• [Set exercise]
Exact reproduction of the data is required, with images excluded.

*****

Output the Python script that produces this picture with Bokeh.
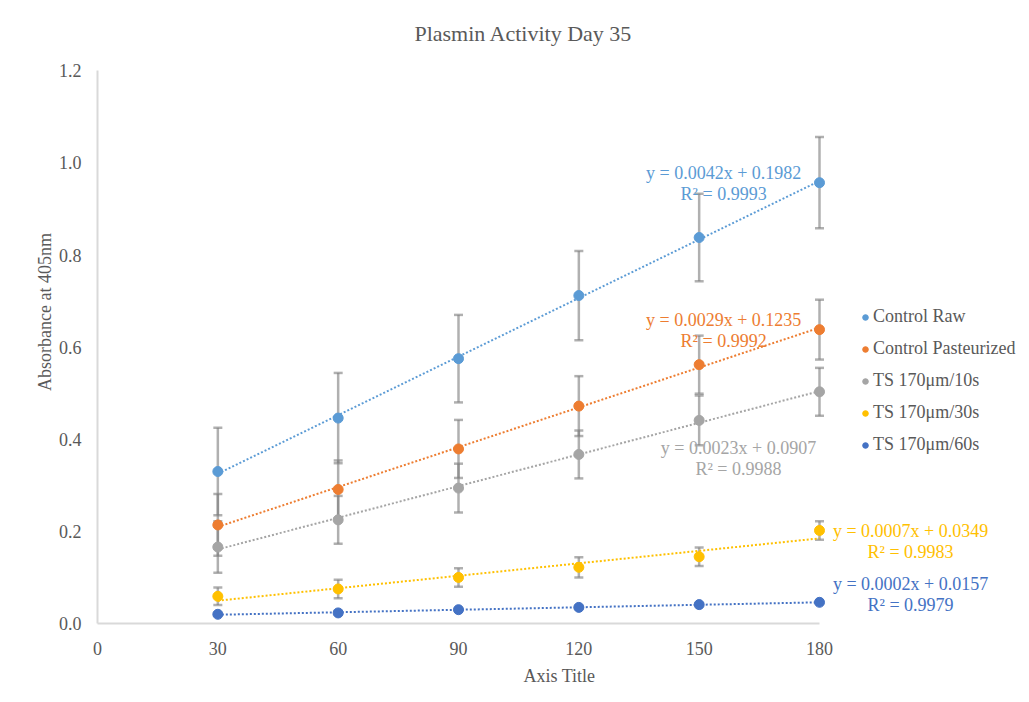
import numpy as np
from bokeh.plotting import figure
from bokeh.models import (ColumnDataSource, Whisker, TeeHead, Label, Legend, LegendItem,
                          Range1d, FixedTicker, NumeralTickFormatter)
from bokeh.embed import file_html
from bokeh.resources import INLINE

# ---- data ----
x_days = [30, 60, 90, 120, 150, 180]
series_names = ["Control Raw", "Control Pasteurized", "TS 170μm/10s", "TS 170μm/30s", "TS 170μm/60s"]
control_raw = [0.330, 0.446, 0.575, 0.712, 0.838, 0.957]
control_past = [0.214, 0.291, 0.379, 0.472, 0.562, 0.638]
ts_10s = [0.166, 0.225, 0.294, 0.367, 0.441, 0.503]
ts_30s = [0.059, 0.075, 0.100, 0.122, 0.145, 0.202]
ts_60s = [0.020, 0.023, 0.030, 0.035, 0.041, 0.046]
err_raw = [0.095, 0.098, 0.095, 0.097, 0.095, 0.099]
err_past = [0.067, 0.063, 0.063, 0.065, 0.063, 0.065]
err_10s = [0.056, 0.052, 0.053, 0.052, 0.054, 0.052]
err_30s = [0.019, 0.020, 0.020, 0.022, 0.020, 0.020]
err_60s = [0.003, 0.003, 0.003, 0.003, 0.003, 0.003]
trend_slopes = [0.0042, 0.0029, 0.0023, 0.0007, 0.0002]
trend_intercepts = [0.1982, 0.1235, 0.0907, 0.0349, 0.0157]
trend_r2 = ["0.9993", "0.9992", "0.9988", "0.9983", "0.9979"]
y_ticks = [0.0, 0.2, 0.4, 0.6, 0.8, 1.0, 1.2]
x_ticks = [0, 30, 60, 90, 120, 150, 180]

# ---- styles / positions ----
colors = ["#5B9BD5", "#ED7D31", "#A5A5A5", "#FFC000", "#4472C4"]
eq_pos = [(156.1, 0.979), (156.1, 0.659), (159.8, 0.382), (202.7, 0.201), (202.7, 0.0855)]
line_gap = 0.046
FONT = "Liberation Serif"
TXT = "#595959"

values = [control_raw, control_past, ts_10s, ts_30s, ts_60s]
errors = [err_raw, err_past, err_10s, err_30s, err_60s]

p = figure(width=1021, height=694, frame_width=924, frame_height=623,
           min_border_left=97, min_border_right=0, min_border_top=0, min_border_bottom=71,
           x_range=Range1d(0, 230.36), y_range=Range1d(0, 1.3526),
           output_backend="svg", toolbar_location=None)
p.outline_line_color = None
p.xgrid.visible = False
p.ygrid.visible = False

for ax in (p.xaxis[0], p.yaxis[0]):
    ax.axis_line_color = "#d9d9d9"
    ax.axis_line_width = 2
    ax.major_tick_line_color = None
    ax.minor_tick_line_color = None
    ax.major_tick_out = 0
    ax.major_tick_in = 0
    ax.major_label_text_font = FONT
    ax.major_label_text_font_size = "18px"
    ax.major_label_text_color = TXT
    ax.axis_label_text_font = FONT
    ax.axis_label_text_font_size = "18px"
    ax.axis_label_text_font_style = "normal"
    ax.axis_label_text_color = TXT

p.xaxis.bounds = (0, 180)
p.yaxis.bounds = (0, 1.2)
p.xaxis.ticker = FixedTicker(ticks=x_ticks)
p.yaxis.ticker = FixedTicker(ticks=y_ticks)
p.yaxis.formatter = NumeralTickFormatter(format="0.0")
p.xaxis.axis_label = "Axis Title"
p.yaxis.axis_label = "Absorbance at 405nm"
p.xaxis.major_label_standoff = 18
p.yaxis.major_label_standoff = 16
p.xaxis.axis_label_standoff = 8
p.yaxis.axis_label_standoff = 1

items = []
for i in range(5):
    vals = values[i]
    errs = errors[i]
    src = ColumnDataSource(dict(x=x_days, y=vals,
                                upper=[v + e for v, e in zip(vals, errs)],
                                lower=[v - e for v, e in zip(vals, errs)]))
    w = Whisker(base="x", upper="upper", lower="lower", source=src,
                line_color="#7f7f7f", line_alpha=0.62, line_width=2.5,
                upper_head=TeeHead(size=9, line_color="#7f7f7f", line_alpha=0.62, line_width=2.5),
                lower_head=TeeHead(size=9, line_color="#7f7f7f", line_alpha=0.62, line_width=2.5),
                level="underlay")
    p.add_layout(w)
    # linear trendline: least-squares fit of the plotted points
    slope, intercept = np.polyfit(x_days, vals, 1)
    tx = [x_days[0], x_days[-1]]
    ty = [slope * t + intercept for t in tx]
    p.line(tx, ty, line_color=colors[i], line_width=2, line_dash="2 2")
    r = p.scatter("x", "y", source=src, size=10, marker="circle",
                  fill_color=colors[i], line_color=colors[i])
    items.append(LegendItem(label=series_names[i], renderers=[r]))

    ex, ey = eq_pos[i]
    eq1 = "y = %.4fx + %.4f" % (trend_slopes[i], trend_intercepts[i])
    eq2 = "R² = " + trend_r2[i]
    for k, t in enumerate([eq1, eq2]):
        p.add_layout(Label(x=ex, y=ey - k * line_gap, text=t, text_align="center",
                           text_baseline="middle", text_font=FONT, text_font_size="18px",
                           text_color=colors[i]))

legend = Legend(items=items, location=(761, 168), glyph_width=14, glyph_height=20,
                label_height=20, spacing=12, label_standoff=1, padding=0, margin=0,
                border_line_color=None, background_fill_alpha=0,
                label_text_font=FONT, label_text_font_size="18px", label_text_color=TXT)
legend.spacing = 11
p.add_layout(legend)

p.add_layout(Label(x=426, y=590, x_units="screen", y_units="screen",
                   text="Plasmin Activity Day 35", text_align="center", text_baseline="middle",
                   text_font=FONT, text_font_size="22px", text_color=TXT))

open("out.html", "w").write(file_html(p, INLINE))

*****

• [Answer below]
Output the Python script that produces this picture with Bokeh.
import numpy as np
from bokeh.plotting import figure
from bokeh.models import (ColumnDataSource, Whisker, TeeHead, Label, Legend, LegendItem,
                          Range1d, FixedTicker, NumeralTickFormatter)
from bokeh.embed import file_html
from bokeh.resources import INLINE

# ---- data ----
x_days = [30, 60, 90, 120, 150, 180]
series_names = ["Control Raw", "Control Pasteurized", "TS 170μm/10s", "TS 170μm/30s", "TS 170μm/60s"]
control_raw = [0.330, 0.446, 0.575, 0.712, 0.838, 0.957]
control_past = [0.214, 0.291, 0.379, 0.472, 0.562, 0.638]
ts_10s = [0.166, 0.225, 0.294, 0.367, 0.441, 0.503]
ts_30s = [0.059, 0.075, 0.100, 0.122, 0.145, 0.202]
ts_60s = [0.020, 0.023, 0.030, 0.035, 0.041, 0.046]
err_raw = [0.095, 0.098, 0.095, 0.097, 0.095, 0.099]
err_past = [0.067, 0.063, 0.063, 0.065, 0.063, 0.065]
err_10s = [0.056, 0.052, 0.053, 0.052, 0.054, 0.052]
err_30s = [0.019, 0.020, 0.020, 0.022, 0.020, 0.020]
err_60s = [0.003, 0.003, 0.003, 0.003, 0.003, 0.003]
trend_slopes = [0.0042, 0.0029, 0.0023, 0.0007, 0.0002]
trend_intercepts = [0.1982, 0.1235, 0.0907, 0.0349, 0.0157]
trend_r2 = ["0.9993", "0.9992", "0.9988", "0.9983", "0.9979"]
y_ticks = [0.0, 0.2, 0.4, 0.6, 0.8, 1.0, 1.2]
x_ticks = [0, 30, 60, 90, 120, 150, 180]

# ---- styles / positions ----
colors = ["#5B9BD5", "#ED7D31", "#A5A5A5", "#FFC000", "#4472C4"]
eq_pos = [(156.1, 0.979), (156.1, 0.659), (159.8, 0.382), (202.7, 0.201), (202.7, 0.0855)]
line_gap = 0.046
FONT = "Liberation Serif"
TXT = "#595959"

values = [control_raw, control_past, ts_10s, ts_30s, ts_60s]
errors = [err_raw, err_past, err_10s, err_30s, err_60s]

p = figure(width=1021, height=694, frame_width=924, frame_height=623,
           min_border_left=97, min_border_right=0, min_border_top=0, min_border_bottom=71,
           x_range=Range1d(0, 230.36), y_range=Range1d(0, 1.3526),
           output_backend="svg", toolbar_location=None)
p.outline_line_color = None
p.xgrid.visible = False
p.ygrid.visible = False

for ax in (p.xaxis[0], p.yaxis[0]):
    ax.axis_line_color = "#d9d9d9"
    ax.axis_line_width = 2
    ax.major_tick_line_color = None
    ax.minor_tick_line_color = None
    ax.major_tick_out = 0
    ax.major_tick_in = 0
    ax.major_label_text_font = FONT
    ax.major_label_text_font_size = "18px"
    ax.major_label_text_color = TXT
    ax.axis_label_text_font = FONT
    ax.axis_label_text_font_size = "18px"
    ax.axis_label_text_font_style = "normal"
    ax.axis_label_text_color = TXT

p.xaxis.bounds = (0, 180)
p.yaxis.bounds = (0, 1.2)
p.xaxis.ticker = FixedTicker(ticks=x_ticks)
p.yaxis.ticker = FixedTicker(ticks=y_ticks)
p.yaxis.formatter = NumeralTickFormatter(format="0.0")
p.xaxis.axis_label = "Axis Title"
p.yaxis.axis_label = "Absorbance at 405nm"
p.xaxis.major_label_standoff = 18
p.yaxis.major_label_standoff = 16
p.xaxis.axis_label_standoff = 8
p.yaxis.axis_label_standoff = 1

items = []
for i in range(5):
    vals = values[i]
    errs = errors[i]
    src = ColumnDataSource(dict(x=x_days, y=vals,
                                upper=[v + e for v, e in zip(vals, errs)],
                                lower=[v - e for v, e in zip(vals, errs)]))
    w = Whisker(base="x", upper="upper", lower="lower", source=src,
                line_color="#7f7f7f", line_alpha=0.62, line_width=2.5,
                upper_head=TeeHead(size=9, line_color="#7f7f7f", line_alpha=0.62, line_width=2.5),
                lower_head=TeeHead(size=9, line_color="#7f7f7f", line_alpha=0.62, line_width=2.5),
                level="underlay")
    p.add_layout(w)
    # linear trendline: least-squares fit of the plotted points
    slope, intercept = np.polyfit(x_days, vals, 1)
    tx = [x_days[0], x_days[-1]]
    ty = [slope * t + intercept for t in tx]
    p.line(tx, ty, line_color=colors[i], line_width=2, line_dash="2 2")
    r = p.scatter("x", "y", source=src, size=10, marker="circle",
                  fill_color=colors[i], line_color=colors[i])
    items.append(LegendItem(label=series_names[i], renderers=[r]))

    ex, ey = eq_pos[i]
    eq1 = "y = %.4fx + %.4f" % (trend_slopes[i], trend_intercepts[i])
    eq2 = "R² = " + trend_r2[i]
    for k, t in enumerate([eq1, eq2]):
        p.add_layout(Label(x=ex, y=ey - k * line_gap, text=t, text_align="center",
                           text_baseline="middle", text_font=FONT, text_font_size="18px",
                           text_color=colors[i]))

legend = Legend(items=items, location=(761, 168), glyph_width=14, glyph_height=20,
                label_height=20, spacing=12, label_standoff=1, padding=0, margin=0,
                border_line_color=None, background_fill_alpha=0,
                label_text_font=FONT, label_text_font_size="18px", label_text_color=TXT)
legend.spacing = 11
p.add_layout(legend)

p.add_layout(Label(x=426, y=590, x_units="screen", y_units="screen",
                   text="Plasmin Activity Day 35", text_align="center", text_baseline="middle",
                   text_font=FONT, text_font_size="22px", text_color=TXT))

open("out.html", "w").write(file_html(p, INLINE))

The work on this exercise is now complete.